More Than Storage: Herzog & de Meuron's 1111 Lincoln Road
Only architects and developers love parking garages—and maybe directors of chase movies. Now party goers and the glitterati, as well as architecture critics from around the world, have fallen in love with one Herzog & de Meuron have designed in Miami Beach, Florida. “I think it is those architects’ best work yet,” proclaimed Cranbrook Director Reed Kroloff on a recent visit. I had read all the praise and seen the sexy Iwan Baan photographs, and had to agree that, both in representation and in reality, it is a beautiful structure. What made the garage even more interesting to me was the way in which the $65 million development of which it is part, 1111 Lincoln Road, shows how we could be using our cities: to make the infrastructure we need anyhow beautiful, but also to mix and match functions, to reuse existing structures, and to create dense pods of inward-turning living in a sprawling environment.
The 300-car garage serves the adjacent 1110,000 square feet of the Adolfo Albaisa-designed, 1968 office structure the same developer, Robert Wennett, converted into a magnet for hot talent agencies as well as more mundane offices. He did that by leaving most of the facade, ripping out as much of the interior as he could to create raw, high-ceilinged space, and then opening up the ground level onto the pedestrian promenade to the South. In addition, he redeveloped the small block to the north into a two-story, stucco-clad structure, also designed by Herzog & de Meuron, that houses a bank on the first floor and four 2,000-square foot, windowless walk-up patio homes on the second floor. Glorifying the car, reusing the existing fabric, improving street life, and creating oases—all are part of one, modestly-scaled development. Just to top it all off, Wennett and his partner live on top of the garage in a penthouse that shares the views over Miami with all that fancy metal parked below.

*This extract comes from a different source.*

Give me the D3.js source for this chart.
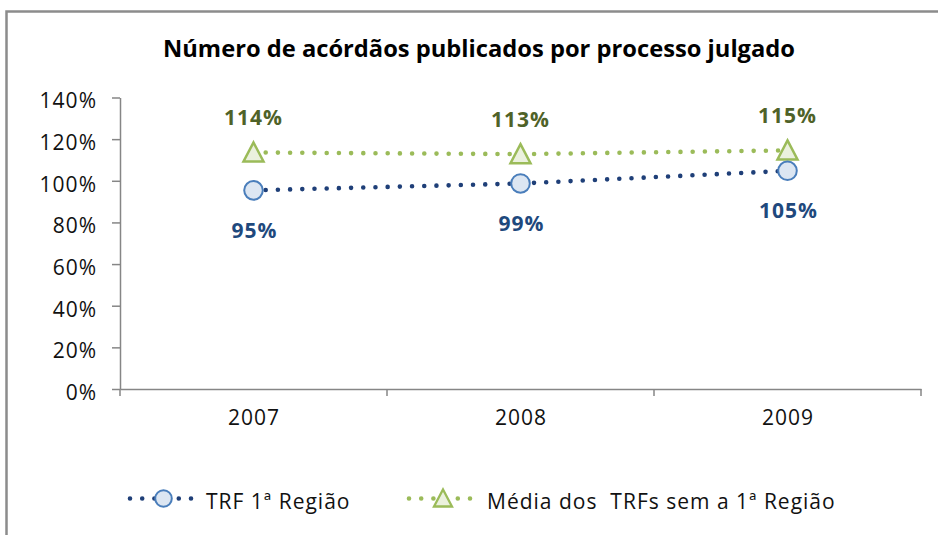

What makes the parking garage remarkable has already been the subject of many articles. Suffice it to say that creating very, very high ceiling heights, having nothing between the thin slabs of concrete and the outside air except thin railings, and expressing stress forces in canted columns, combined with the usual Piranesian tendency of the ramps, does the trick. There is nothing fancy here except revealing and pumping up the inherent drama inherent to a parking garage. This garage is a monument to its type, rising up out of the confusion of its commercial context to stand for the beauty of the almost nothing of storage.
Similarly, the renovation of the office building is fairly standard, through a few great works of art act as the equivalent to the stores and restaurants strewn around the garage to spice up the environment. Seeing the way buildings are made, especially in contrast with Albaisa’s expressive panels, is always exciting. The patio houses give little away to the public, beyond a fancy grill protecting the staircases from sun and outsiders with a pattern of rotated squares. The units are compact spaces whose light comes only from their interior courtyards. The fact that floor-to-ceiling doors can open the spaces up completely to the usually forgiving Florida climate makes these spaces work as moments of residential rest.
Most people will not notice either 1111 Lincoln Road’s residential or office components, but they will all see and most will marvel at the parking garage, which rises up to 125 feet above one of Miami Beach’s main arteries. It is a neat reversal of the usual hierarchy of infrastructure to finished function, one that plays through the development’s whole detailing. That, to me, is its largest achievement, and one that deserves unmitigated praise.